[Start]
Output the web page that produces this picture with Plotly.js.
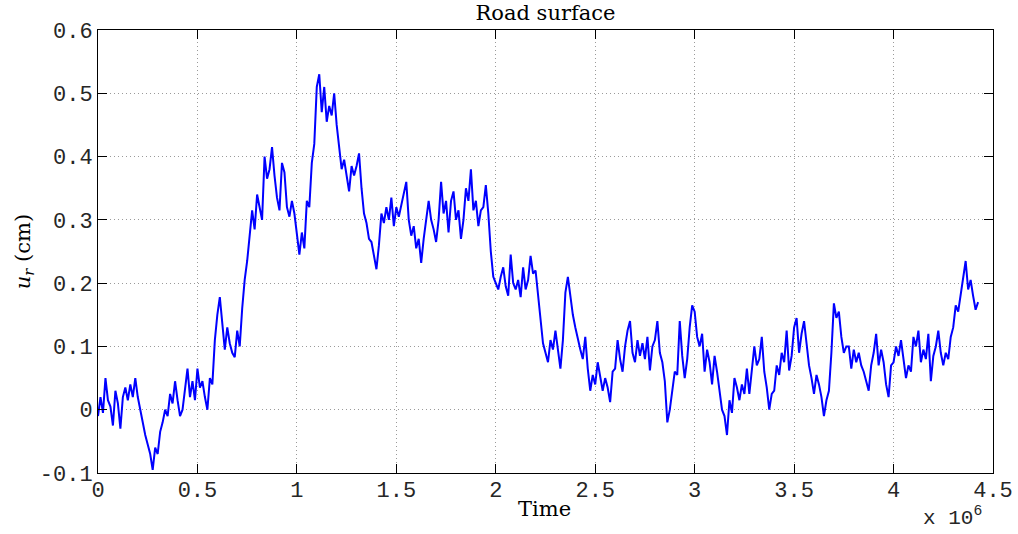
<!DOCTYPE html>
<html>
<head>
<meta charset="utf-8">
<script src="https://cdn.plot.ly/plotly-3.0.1.min.js"></script>
<style>html,body{margin:0;padding:0;background:#fff;}#chart{width:1018px;height:534px;}</style>
</head>
<body>
<div id="chart"></div>
<script>
// Time axis: samples start at t0 and are spaced by dt (x 10^6 scale shown on axis)
const t0 = 0;
const dt = 12500;

// Road surface displacement u_r (cm)
const uR = [
 -0.01, 0.02, -0.005, 0.05, 0.015, 0.005, -0.025, 0.03,
 0.01, -0.03, 0.02, 0.035, 0.015, 0.04, 0.02, 0.05,
 0.02, 0.0, -0.025, -0.04, -0.055, -0.07, -0.095, -0.06,
 -0.07, -0.035, -0.02, 0.0, -0.01, 0.025, 0.01, 0.045,
 0.015, -0.01, 0.0, 0.03, 0.065, 0.02, 0.045, 0.015,
 0.065, 0.035, 0.045, 0.02, 0.0, 0.05, 0.04, 0.11,
 0.15, 0.178, 0.13, 0.095, 0.13, 0.105, 0.09, 0.083,
 0.125, 0.1, 0.16, 0.205, 0.235, 0.275, 0.315, 0.285,
 0.34, 0.32, 0.3, 0.4, 0.365, 0.38, 0.415, 0.37,
 0.335, 0.315, 0.39, 0.375, 0.32, 0.305, 0.33, 0.31,
 0.28, 0.245, 0.28, 0.255, 0.33, 0.32, 0.39, 0.42,
 0.51, 0.53, 0.47, 0.51, 0.455, 0.48, 0.465, 0.5,
 0.45, 0.415, 0.38, 0.395, 0.37, 0.345, 0.385, 0.37,
 0.385, 0.405, 0.35, 0.31, 0.295, 0.27, 0.265, 0.24,
 0.222, 0.26, 0.31, 0.295, 0.32, 0.3, 0.335, 0.29,
 0.32, 0.305, 0.325, 0.345, 0.36, 0.3, 0.275, 0.29,
 0.255, 0.27, 0.232, 0.27, 0.3, 0.33, 0.3, 0.285,
 0.265, 0.3, 0.36, 0.31, 0.33, 0.28, 0.33, 0.345,
 0.3, 0.315, 0.27, 0.3, 0.35, 0.33, 0.38, 0.315,
 0.33, 0.29, 0.315, 0.32, 0.355, 0.31, 0.25, 0.21,
 0.2, 0.19, 0.21, 0.225, 0.195, 0.18, 0.245, 0.2,
 0.19, 0.205, 0.178, 0.225, 0.19, 0.205, 0.243, 0.215,
 0.22, 0.18, 0.14, 0.105, 0.09, 0.075, 0.11, 0.095,
 0.125, 0.09, 0.065, 0.11, 0.185, 0.21, 0.175, 0.15,
 0.13, 0.11, 0.095, 0.08, 0.115, 0.065, 0.03, 0.055,
 0.04, 0.075, 0.055, 0.03, 0.05, 0.035, 0.012, 0.06,
 0.065, 0.11, 0.08, 0.06, 0.1, 0.125, 0.14, 0.09,
 0.075, 0.11, 0.085, 0.105, 0.08, 0.115, 0.062, 0.1,
 0.11, 0.14, 0.09, 0.075, 0.045, -0.02, 0.0, 0.03,
 0.06, 0.055, 0.14, 0.085, 0.05, 0.08, 0.13, 0.165,
 0.155, 0.115, 0.1, 0.12, 0.06, 0.095, 0.075, 0.04,
 0.085, 0.06, 0.03, 0.0, -0.01, -0.04, 0.015, -0.005,
 0.05, 0.035, 0.015, 0.04, 0.025, 0.065, 0.025, 0.06,
 0.1, 0.07, 0.08, 0.115, 0.06, 0.035, 0.0, 0.025,
 0.03, 0.07, 0.055, 0.09, 0.075, 0.125, 0.062, 0.085,
 0.13, 0.145, 0.09, 0.12, 0.14, 0.105, 0.07, 0.05,
 0.025, 0.055, 0.04, 0.02, -0.01, 0.015, 0.03, 0.09,
 0.168, 0.145, 0.155, 0.115, 0.09, 0.1, 0.1, 0.065,
 0.095, 0.075, 0.09, 0.07, 0.06, 0.045, 0.03, 0.07,
 0.09, 0.12, 0.07, 0.095, 0.075, 0.04, 0.02, 0.07,
 0.075, 0.1, 0.085, 0.11, 0.075, 0.05, 0.07, 0.06,
 0.115, 0.1, 0.125, 0.075, 0.095, 0.08, 0.12, 0.045,
 0.085, 0.1, 0.125, 0.09, 0.07, 0.09, 0.08, 0.115,
 0.13, 0.165, 0.155, 0.18, 0.21, 0.235, 0.19, 0.205,
 0.18, 0.158, 0.17
];

// Tick values and labels
const xTickVals = [0, 500000, 1000000, 1500000, 2000000, 2500000, 3000000, 3500000, 4000000, 4500000];
const xTickText = ['0', '0.5', '1', '1.5', '2', '2.5', '3', '3.5', '4', '4.5'];
const yTickVals = [-0.1, 0, 0.1, 0.2, 0.3, 0.4, 0.5, 0.6];
const yTickText = ['-0.1', '0', '0.1', '0.2', '0.3', '0.4', '0.5', '0.6'];

const monoFont = {family: '"Liberation Mono", "DejaVu Sans Mono", monospace', size: 22, color: '#262626'};
const expFont = {family: '"Liberation Mono", "DejaVu Sans Mono", monospace', size: 21, color: '#262626'};
const serifFont = {family: '"DejaVu Serif", "Liberation Serif", serif', size: 21, color: '#000'};

const trace = {
  type: 'scatter',
  mode: 'lines',
  x0: t0,
  dx: dt,
  y: uR,
  line: {color: '#0000ff', width: 2},
  hoverinfo: 'skip'
};

const axisCommon = {
  showline: true,
  linecolor: '#000',
  linewidth: 1,
  mirror: 'ticks',
  ticks: 'inside',
  ticklen: 9,
  tickwidth: 1,
  tickcolor: '#000',
  showgrid: true,
  gridcolor: '#9a9a9a',
  griddash: '1px,3px',
  gridwidth: 1,
  zeroline: false,
  tickfont: monoFont,
  tickmode: 'array'
};

const layout = {
  width: 1018,
  height: 534,
  margin: {l: 98, r: 25, t: 30, b: 61},
  paper_bgcolor: '#fff',
  plot_bgcolor: '#fff',
  showlegend: false,
  title: {text: 'Road surface', font: serifFont, xref: 'paper', x: 0.5, xanchor: 'center', y: 0.977, yanchor: 'middle'},
  xaxis: Object.assign({}, axisCommon, {
    range: [0, 4500000],
    tickvals: xTickVals,
    ticktext: xTickText,
    ticklabelstandoff: -3
  }),
  yaxis: Object.assign({}, axisCommon, {
    range: [-0.1, 0.6],
    tickvals: yTickVals,
    ticktext: yTickText,
    title: {text: '<i>u</i><sub><i>r</i></sub> (cm)', font: serifFont, standoff: 3}
  }),
  annotations: [{
    xref: 'paper', yref: 'paper',
    x: 0.4994, y: -0.082,
    xanchor: 'center', yanchor: 'middle',
    text: 'Time',
    showarrow: false,
    font: serifFont
  }, {
    xref: 'paper', yref: 'paper',
    x: 0.955, y: -0.098,
    xanchor: 'center', yanchor: 'middle',
    text: 'x 10<sup>6</sup>',
    showarrow: false,
    font: expFont
  }]
};

Plotly.newPlot('chart', [trace], layout, {displayModeBar: false, staticPlot: true});
</script>
</body>
</html>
[End]
Task statement
Leave out the pictures. Transcribe only the lines above, from the first through the one that contains "const dt = 12500;".

Solution to this problem
Output the web page that produces this picture with Plotly.js.
<!DOCTYPE html>
<html>
<head>
<meta charset="utf-8">
<script src="https://cdn.plot.ly/plotly-3.0.1.min.js"></script>
<style>html,body{margin:0;padding:0;background:#fff;}#chart{width:1018px;height:534px;}</style>
</head>
<body>
<div id="chart"></div>
<script>
// Time axis: samples start at t0 and are spaced by dt (x 10^6 scale shown on axis)
const t0 = 0;
const dt = 12500;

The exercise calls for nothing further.